**Problem to solve:** Would you copy the records below, exactly and only from their first line through the line containing "(0,0) rectangle (920,651);", without any pictures?

**Given records:**
====================

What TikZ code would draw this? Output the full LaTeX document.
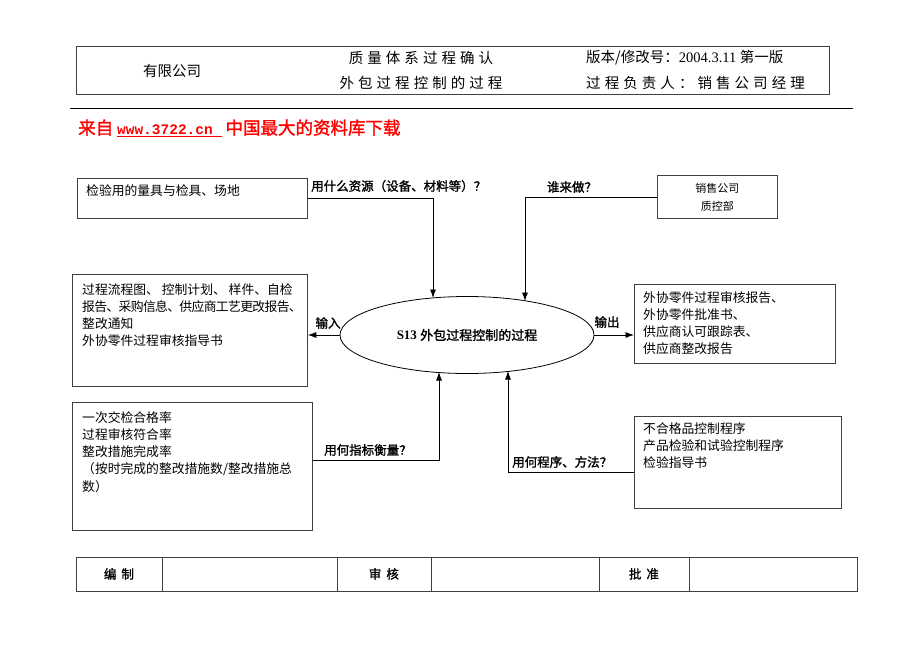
\documentclass[tikz,border=0pt]{standalone}
\usepackage{fontspec}
\setmainfont{Liberation Serif}
\setmonofont{Liberation Mono}
\newfontfamily\cjk{Noto Sans CJK SC}
\newfontfamily\cjkb{Noto Sans CJK SC}[FakeBold=1.5]
\newfontfamily\cjkwide{Noto Sans CJK SC}[LetterSpace=28]
\usetikzlibrary{matrix,arrows.meta,shapes.geometric,positioning}
\newcommand{\bodyfont}{\cjk\fontsize{12.8}{17.3}\selectfont}
\newcommand{\askfont}{\cjkb\fontsize{12.5}{15}\selectfont}
\newcommand{\headfont}{\fontsize{14.5}{17}\selectfont}
\newcommand{\tight}{\addfontfeature{LetterSpace=-5}}

\begin{document}
\begin{tikzpicture}[x=1pt, y=-1pt, >={Latex[length=8.5pt,width=6pt]},
		box/.style={draw=black!75, line width=0.8pt, inner sep=0, anchor=north west},
		txt/.style={inner sep=0, align=left, font=\bodyfont},
		ask/.style={inner sep=0, font=\askfont},
		elbow/.style={to path={-| (\tikztotarget)}}]
	\useasboundingbox (0,0) rectangle (920,651);

	\node[box, minimum width=753, minimum height=48] (head) at (76,46) {};
	\node[font=\cjk\headfont] (firm) at (172,71) {有限公司};
	\node[font=\cjkwide\headfont] (doc) at (421,58) {质量体系过程确认};
	\node[font=\cjkwide\headfont] (docsub) at (421,83) {外包过程控制的过程};
	\node[anchor=west, inner sep=0, font=\headfont] (ver) at (586,58) {{\cjk 版本/修改号：}2004.3.11 {\cjk 第一版}};
	\node[anchor=west, inner sep=0, font=\cjkwide\headfont] (owner) at (586,83) {过程负责人：销售公司经理};
	\draw[line width=0.8pt] (70,108) -- (853,108);
	\node[anchor=west, inner sep=0, text=red, font=\cjkb\fontsize{17.5}{18}\selectfont] (src) at (78,128)
		{来自 {\ttfamily\bfseries\fontsize{14.5}{18}\selectfont\underline{www.3722.cn~}}\hspace{4pt}中国最大的资料库下载};

	\node[ellipse, draw, line width=0.8pt, minimum width=254, minimum height=77, inner sep=0] (proc) at (467,335)
		{\fontsize{13}{15}\selectfont{\bfseries S13} {\cjkb 外包过程控制的过程}};

	\node[box, minimum width=230, minimum height=40] (res) at (77,178) {};
	\node[txt, below right=6pt and 9pt of res.north west] (restxt) {检验用的量具与检具、场地};
	\node[box, minimum width=120, minimum height=43] (who) at (657,175) {};
	\node[txt, align=center, font=\cjk\fontsize{11}{18}\selectfont, below=8pt of who.north] (whotxt) {销售公司\\质控部};
	\node[box, minimum width=235, minimum height=112] (inp) at (72,274) {};
	\node[txt, below right=9pt and 10pt of inp.north west] (inptxt)
		{过程流程图、 控制计划、 样件、自检\\{\tight 报告、采购信息、供应商工艺更改报告、}\\整改通知\\外协零件过程审核指导书};
	\node[box, minimum width=201, minimum height=79] (outp) at (634,284) {};
	\node[txt, below right=7pt and 9pt of outp.north west] (outptxt)
		{外协零件过程审核报告、\\外协零件批准书、\\供应商认可跟踪表、\\供应商整改报告};
	\node[box, minimum width=240, minimum height=128] (kpi) at (72,402) {};
	\node[txt, below right=9pt and 10pt of kpi.north west] (kpitxt)
		{一次交检合格率\\过程审核符合率\\整改措施完成率\\（按时完成的整改措施数/整改措施总\\数）};
	\node[box, minimum width=207, minimum height=92] (meth) at (634,416) {};
	\node[txt, below right=6pt and 9pt of meth.north west] (methtxt)
		{不合格品控制程序\\产品检验和试验控制程序\\检验指导书};

	\node[ask, anchor=west] (resq) at (311,186) {用什么资源（设备、材料等）？};
	\node[ask] (whoq) at (572,187) {谁来做？};
	\node[ask] (inq) at (328,323) {输入};
	\node[ask] (outq) at (607,322) {输出};
	\node[ask, anchor=west] (kpiq) at (324,450) {用何指标衡量？};
	\node[ask, anchor=west] (methq) at (512,462) {用何程序、方法？};

	\coordinate (resin) at (433,298);
	\coordinate (whoin) at (525,301);
	\coordinate (kpiin) at (439,372);
	\coordinate (methin) at (508,371);
	\path[->, line width=0.8pt]
		(res.east) edge[elbow] (resin)
		(who.west) edge[elbow] (whoin)
		([yshift=6pt]kpi.east) edge[elbow] (kpiin)
		([yshift=-10pt]meth.west) edge[elbow] (methin)
		(proc.west) edge (proc.west -| inp.east)
		(proc.east) edge (proc.east -| outp.west);

	\matrix (sign) [matrix of nodes, nodes in empty cells, anchor=north west, column sep=-0.8pt,
		nodes={draw=black!75, line width=0.8pt, anchor=center, minimum height=34, inner sep=0, font=\askfont},
		column 1/.style={nodes={minimum width=86}},
		column 2/.style={nodes={minimum width=175}},
		column 3/.style={nodes={minimum width=94}},
		column 4/.style={nodes={minimum width=168}},
		column 5/.style={nodes={minimum width=90}},
		column 6/.style={nodes={minimum width=168}}] at (72,553)
	{
		编\hspace{5pt}制 & & 审\hspace{5pt}核 & & 批\hspace{5pt}准 & \\
	};
\end{tikzpicture}
\end{document}
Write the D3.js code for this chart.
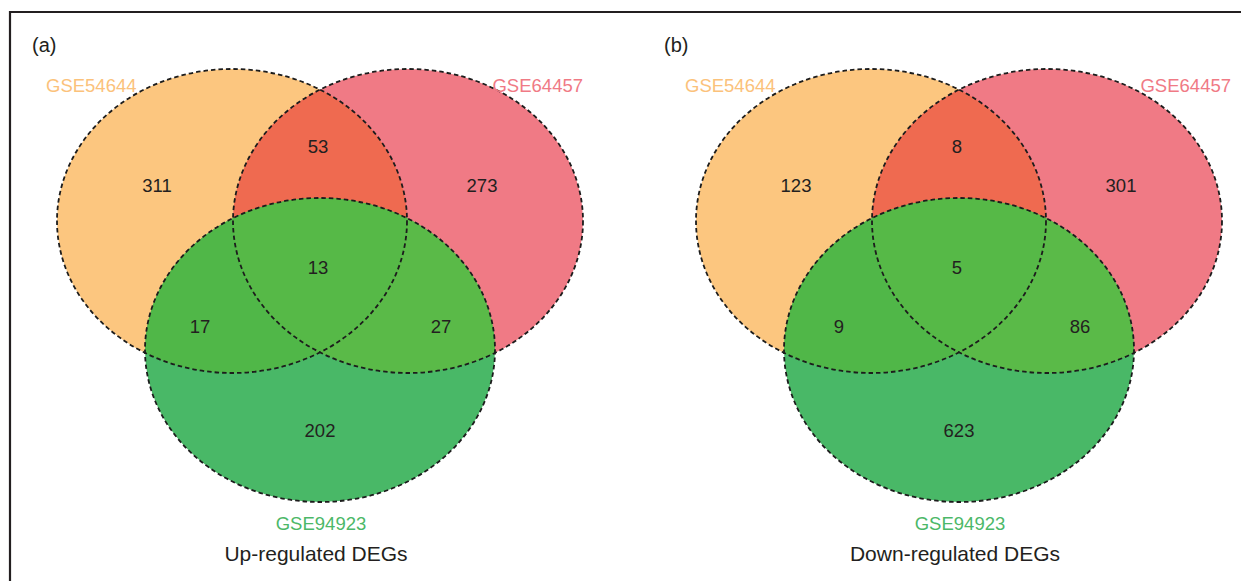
<!DOCTYPE html>
<html>
<head>
<meta charset="utf-8">
<script src="https://cdn.jsdelivr.net/npm/d3@7"></script>
<style>
  html, body { margin: 0; padding: 0; background: #fff; }
  svg { display: block; }
  text { font-family: "Liberation Sans", Arial, Helvetica, sans-serif; }
</style>
</head>
<body>
<svg id="chart" width="1241" height="581"></svg>
<script>
// Three-set Venn diagrams of differentially expressed genes
const panelTags = ["(a)", "(b)"];
const panelTitles = ["Up-regulated DEGs", "Down-regulated DEGs"];
const setNames = ["GSE54644", "GSE64457", "GSE94923"];
const regionKeys = ["A", "AB", "B", "ABC", "AC", "BC", "C"];
const upCounts = [311, 53, 273, 13, 17, 27, 202];
const downCounts = [123, 8, 301, 5, 9, 86, 623];
const panelCounts = [upCounts, downCounts];

const svg = d3.select("#chart");
const W = 1241, H = 581;

// frame (top and left edges)
svg.append("path")
  .attr("d", `M${W},12 H10 V${H}`)
  .attr("fill", "none")
  .attr("stroke", "#231f20")
  .attr("stroke-width", 2.2);

// layout in local units: x relative to the panel centre, y absolute
const panelCentre = [320, 959];
const ellipses = [
  { key: "A", dx: -88, cy: 221, fill: "#fcc67f" },
  { key: "B", dx: 88, cy: 221, fill: "#f07a85" },
  { key: "C", dx: 0, cy: 350, fill: "#49b867" }
];
const RX = 175, RY = 152;

const regionPos = {
  A: [-163, 185], AB: [-2, 146], B: [162, 185],
  ABC: [-2, 267], AC: [-120, 326], BC: [121, 326], C: [0, 430]
};

const setColours = ["#fbc27b", "#f07a85", "#4cb868"];

const defs = svg.append("defs");

panelTags.forEach((tag, p) => {
  const x = d3.scaleLinear().domain([0, 1]).range([panelCentre[p], panelCentre[p] + 1]);
  const g = svg.append("g");
  const ell = ellipses.map(e => ({ ...e, cx: x(e.dx) }));

  // clip paths for each set
  ell.forEach(e => {
    defs.append("clipPath").attr("id", `clip${e.key}${p}`)
      .append("ellipse")
      .attr("cx", e.cx).attr("cy", e.cy).attr("rx", RX).attr("ry", RY);
  });
  // nested clip: inside A and B
  defs.append("clipPath").attr("id", `clipAB${p}`)
    .attr("clip-path", `url(#clipA${p})`)
    .append("ellipse")
    .attr("cx", ell[1].cx).attr("cy", ell[1].cy).attr("rx", RX).attr("ry", RY);

  const drawEllipse = (e, fill, clip) => {
    const el = g.append("ellipse")
      .attr("cx", e.cx).attr("cy", e.cy).attr("rx", RX).attr("ry", RY)
      .attr("fill", fill);
    if (clip) el.attr("clip-path", `url(#${clip})`);
  };

  drawEllipse(ell[0], ell[0].fill);
  drawEllipse(ell[1], ell[1].fill);
  drawEllipse(ell[1], "#ef6a50", `clipA${p}`);
  drawEllipse(ell[2], ell[2].fill);
  drawEllipse(ell[2], "#50b748", `clipA${p}`);
  drawEllipse(ell[2], "#5aba48", `clipB${p}`);
  drawEllipse(ell[2], "#56b947", `clipAB${p}`);

  // dashed outlines
  g.selectAll("ellipse.outline").data(ell).join("ellipse")
    .attr("class", "outline")
    .attr("cx", d => d.cx).attr("cy", d => d.cy)
    .attr("rx", RX).attr("ry", RY)
    .attr("fill", "none")
    .attr("stroke", "#1c1c1c")
    .attr("stroke-width", 1.8)
    .attr("stroke-dasharray", "4.5,3");

  // region counts
  g.selectAll("text.count").data(regionKeys).join("text")
    .attr("class", "count")
    .attr("x", k => x(regionPos[k][0]))
    .attr("y", k => regionPos[k][1])
    .attr("text-anchor", "middle")
    .attr("dominant-baseline", "central")
    .attr("font-size", 18.5)
    .attr("fill", "#231f20")
    .text((k, i) => panelCounts[p][i]);

  // panel tag
  g.append("text")
    .attr("x", x(p === 0 ? -288 : -295)).attr("y", 52)
    .attr("font-size", 20).attr("fill", "#231f20")
    .text(tag);

  // set names
  g.append("text")
    .attr("x", x(-274)).attr("y", 92)
    .attr("font-size", 18.5).attr("fill", setColours[0])
    .text(setNames[0]);
  g.append("text")
    .attr("x", x(p === 0 ? 263 : 272)).attr("y", 92)
    .attr("text-anchor", "end")
    .attr("font-size", 18.5).attr("fill", setColours[1])
    .text(setNames[1]);
  g.append("text")
    .attr("x", x(1)).attr("y", 530)
    .attr("text-anchor", "middle")
    .attr("font-size", 18.5).attr("fill", setColours[2])
    .text(setNames[2]);

  // panel title
  g.append("text")
    .attr("x", x(-4)).attr("y", 561)
    .attr("text-anchor", "middle")
    .attr("font-size", 21).attr("fill", "#231f20")
    .text(panelTitles[p]);
});
</script>
</body>
</html>
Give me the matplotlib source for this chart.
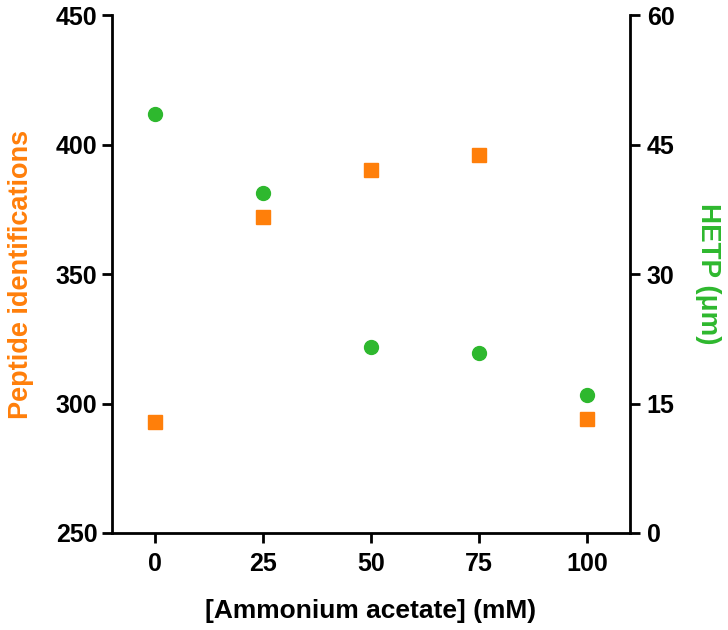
import matplotlib
matplotlib.use("Agg")
import matplotlib.pyplot as plt

plt.rcParams["font.family"] = ["Liberation Sans", "DejaVu Sans"]

# data
conc = [0, 25, 50, 75, 100]
peptides = [293, 372, 390, 396, 294]
hetp = [48.5, 39.4, 21.5, 20.8, 16.0]

x_ticks = [0, 25, 50, 75, 100]
left_ticks = [250, 300, 350, 400, 450]
right_ticks = [0, 15, 30, 45, 60]

orange = "#FF7F0A"
green = "#2EB82E"

fig = plt.figure(figsize=(7.28, 6.3), dpi=100)
ax = fig.add_axes([0.1538, 0.154, 0.7116, 0.822])
ax2 = ax.twinx()

ax.plot(conc, peptides, "s", color=orange, markersize=10.5, zorder=3)
ax2.plot(conc, hetp, "o", color=green, markersize=10, zorder=3)

ax.set_xlim(-10, 110)
ax.set_ylim(250, 450)
ax2.set_ylim(0, 60)
ax.set_xticks(x_ticks)
ax.set_yticks(left_ticks)
ax2.set_yticks(right_ticks)

for a in (ax, ax2):
    a.spines["top"].set_visible(False)
    for s in a.spines.values():
        s.set_linewidth(2)
    a.tick_params(width=2, length=7, labelsize=18, direction="out")
    for lab in a.get_xticklabels() + a.get_yticklabels():
        lab.set_fontweight("bold")
ax2.spines["left"].set_visible(False)
ax2.spines["bottom"].set_visible(False)
ax.spines["right"].set_visible(False)
ax.tick_params(axis="x", pad=6.5)
ax.tick_params(axis="y", pad=3.5)
ax2.tick_params(axis="y", pad=5)

ax.set_xlabel("[Ammonium acetate] (mM)", fontsize=19, fontweight="bold")
ax.xaxis.set_label_coords(0.5, -0.128)
ax.set_ylabel("Peptide identifications", fontsize=19.5, fontweight="bold", color=orange)
ax.yaxis.set_label_coords(-0.151, 0.5)
ax2.set_ylabel("HETP (\u03bcm)", fontsize=20, fontweight="bold", color=green,
               rotation=270, va="bottom")
ax2.yaxis.set_label_coords(1.126, 0.5)

fig.savefig("out.png", dpi=100)
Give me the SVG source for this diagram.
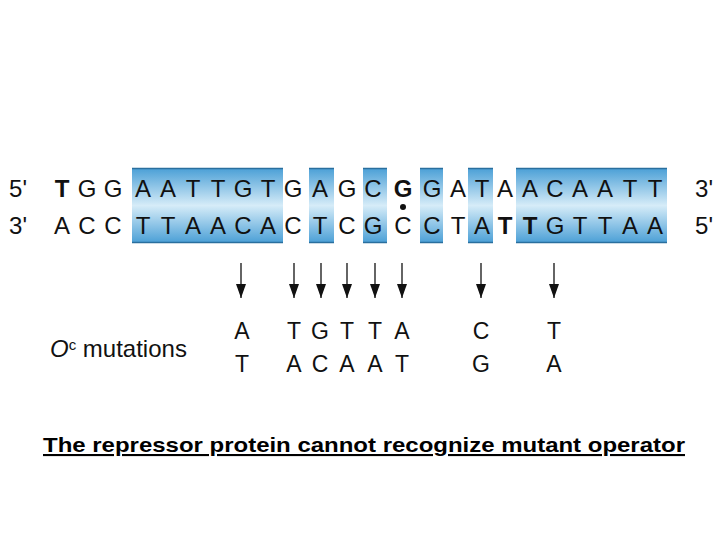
<svg xmlns="http://www.w3.org/2000/svg" width="720" height="540" viewBox="0 0 720 540">
<defs>
<linearGradient id="bg" x1="0" y1="0" x2="0" y2="1">
<stop offset="0" stop-color="#4a9fd6"/>
<stop offset="0.5" stop-color="#d6ecf8"/>
<stop offset="1" stop-color="#4a9fd6"/>
</linearGradient>
<marker id="ah" markerWidth="14" markerHeight="10" refX="14" refY="5" orient="auto" markerUnits="userSpaceOnUse" viewBox="0 0 14 10">
<path d="M0,0 L14,5 L0,10 Z" fill="#111"/>
</marker>
<style>
.b{fill:url(#bg);stroke:none}
.e{stroke:#2a6f9e;stroke-width:1.5}
.s{font-family:"Liberation Sans",Arial,sans-serif;font-size:24px;fill:#111;text-anchor:middle}
.m{font-family:"Liberation Sans",Arial,sans-serif;font-size:23px;fill:#111;text-anchor:middle}
.l{font-family:"Liberation Sans",Arial,sans-serif;font-size:24px;fill:#111}
.a{stroke:#111;stroke-width:1.3;fill:none}
</style>
</defs>
<rect width="720" height="540" fill="#fff"/>
<g id="boxes">
<rect class="b" x="132" y="168" width="151" height="75"/>
<rect class="b" x="309" y="168" width="25" height="75"/>
<rect class="b" x="363" y="168" width="24" height="75"/>
<rect class="b" x="420" y="168" width="23" height="75"/>
<rect class="b" x="468" y="168" width="25" height="75"/>
<rect class="b" x="516" y="168" width="151" height="75"/>
<path class="e" d="M132,168.5H283M309,168.5H334M363,168.5H387M420,168.5H443M468,168.5H493M516,168.5H667M132,242.5H283M309,242.5H334M363,242.5H387M420,242.5H443M468,242.5H493M516,242.5H667"/>
</g>
<g id="top-strand">
<text class="s" x="18" y="197">5'</text>
<text class="s" x="62" y="197" font-weight="bold">T</text>
<text class="s" x="87" y="197">G</text>
<text class="s" x="113" y="197">G</text>
<text class="s" x="143" y="197">A</text>
<text class="s" x="168" y="197">A</text>
<text class="s" x="193" y="197">T</text>
<text class="s" x="218" y="197">T</text>
<text class="s" x="243" y="197">G</text>
<text class="s" x="268" y="197">T</text>
<text class="s" x="293" y="197">G</text>
<text class="s" x="320" y="197">A</text>
<text class="s" x="347" y="197">G</text>
<text class="s" x="373" y="197">C</text>
<text class="s" x="403" y="197" font-weight="bold">G</text>
<text class="s" x="432" y="197">G</text>
<text class="s" x="458" y="197">A</text>
<text class="s" x="482" y="197">T</text>
<text class="s" x="505" y="197">A</text>
<text class="s" x="530" y="197">A</text>
<text class="s" x="555" y="197">C</text>
<text class="s" x="580" y="197">A</text>
<text class="s" x="605" y="197">A</text>
<text class="s" x="630" y="197">T</text>
<text class="s" x="655" y="197">T</text>
<text class="s" x="704" y="197">3'</text>
</g>
<g id="bottom-strand">
<text class="s" x="18" y="234">3'</text>
<text class="s" x="62" y="234">A</text>
<text class="s" x="87" y="234">C</text>
<text class="s" x="113" y="234">C</text>
<text class="s" x="143" y="234">T</text>
<text class="s" x="168" y="234">T</text>
<text class="s" x="193" y="234">A</text>
<text class="s" x="218" y="234">A</text>
<text class="s" x="243" y="234">C</text>
<text class="s" x="268" y="234">A</text>
<text class="s" x="293" y="234">C</text>
<text class="s" x="320" y="234">T</text>
<text class="s" x="347" y="234">C</text>
<text class="s" x="373" y="234">G</text>
<text class="s" x="403" y="234">C</text>
<text class="s" x="432" y="234">C</text>
<text class="s" x="458" y="234">T</text>
<text class="s" x="482" y="234">A</text>
<text class="s" x="505" y="234" font-weight="bold">T</text>
<text class="s" x="530" y="234" font-weight="bold">T</text>
<text class="s" x="555" y="234">G</text>
<text class="s" x="580" y="234">T</text>
<text class="s" x="605" y="234">T</text>
<text class="s" x="630" y="234">A</text>
<text class="s" x="655" y="234">A</text>
<text class="s" x="704" y="234">5'</text>
<circle cx="403" cy="207" r="3" fill="#111"/>
</g>
<g id="connectors">
<line class="a" x1="241" y1="263" x2="241" y2="298" marker-end="url(#ah)"/>
<line class="a" x1="294" y1="263" x2="294" y2="298" marker-end="url(#ah)"/>
<line class="a" x1="321" y1="263" x2="321" y2="298" marker-end="url(#ah)"/>
<line class="a" x1="347" y1="263" x2="347" y2="298" marker-end="url(#ah)"/>
<line class="a" x1="375" y1="263" x2="375" y2="298" marker-end="url(#ah)"/>
<line class="a" x1="402" y1="263" x2="402" y2="298" marker-end="url(#ah)"/>
<line class="a" x1="481" y1="263" x2="481" y2="298" marker-end="url(#ah)"/>
<line class="a" x1="554" y1="263" x2="554" y2="298" marker-end="url(#ah)"/>
</g>
<g id="mutations">
<text class="l" x="50" y="357"><tspan font-style="italic">O</tspan><tspan font-size="15" dy="-7">c</tspan><tspan dy="7"> mutations</tspan></text>
<text class="m" x="242" y="339">A</text>
<text class="m" x="294" y="339">T</text>
<text class="m" x="320" y="339">G</text>
<text class="m" x="347" y="339">T</text>
<text class="m" x="375" y="339">T</text>
<text class="m" x="402" y="339">A</text>
<text class="m" x="481" y="339">C</text>
<text class="m" x="554" y="339">T</text>
<text class="m" x="242" y="372">T</text>
<text class="m" x="294" y="372">A</text>
<text class="m" x="320" y="372">C</text>
<text class="m" x="347" y="372">A</text>
<text class="m" x="375" y="372">A</text>
<text class="m" x="402" y="372">T</text>
<text class="m" x="481" y="372">G</text>
<text class="m" x="554" y="372">A</text>
</g>
<g id="caption">
<text x="43" y="452" font-family="'Liberation Sans',Arial,sans-serif" font-size="21" font-weight="bold" fill="#000" text-decoration="underline" textLength="642" lengthAdjust="spacingAndGlyphs">The repressor protein cannot recognize mutant operator</text>
</g>
</svg>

====================

**Output below:**
What TikZ code would draw this? Output the full LaTeX document.
\documentclass[tikz,border=0pt]{standalone}
\usepackage{fontspec}
\setmainfont{Liberation Serif}
\setmonofont{Liberation Mono}
\newfontfamily\cjk{Noto Sans CJK SC}
\newfontfamily\cjkb{Noto Sans CJK SC}[FakeBold=1.5]
\newfontfamily\cjkwide{Noto Sans CJK SC}[LetterSpace=28]
\usetikzlibrary{matrix,arrows.meta,shapes.geometric,positioning}
\newcommand{\bodyfont}{\cjk\fontsize{12.8}{17.3}\selectfont}
\newcommand{\askfont}{\cjkb\fontsize{12.5}{15}\selectfont}
\newcommand{\headfont}{\fontsize{14.5}{17}\selectfont}
\newcommand{\tight}{\addfontfeature{LetterSpace=-5}}

\begin{document}
\begin{tikzpicture}[x=1pt, y=-1pt, >={Latex[length=8.5pt,width=6pt]},
		box/.style={draw=black!75, line width=0.8pt, inner sep=0, anchor=north west},
		txt/.style={inner sep=0, align=left, font=\bodyfont},
		ask/.style={inner sep=0, font=\askfont},
		elbow/.style={to path={-| (\tikztotarget)}}]
	\useasboundingbox (0,0) rectangle (920,651);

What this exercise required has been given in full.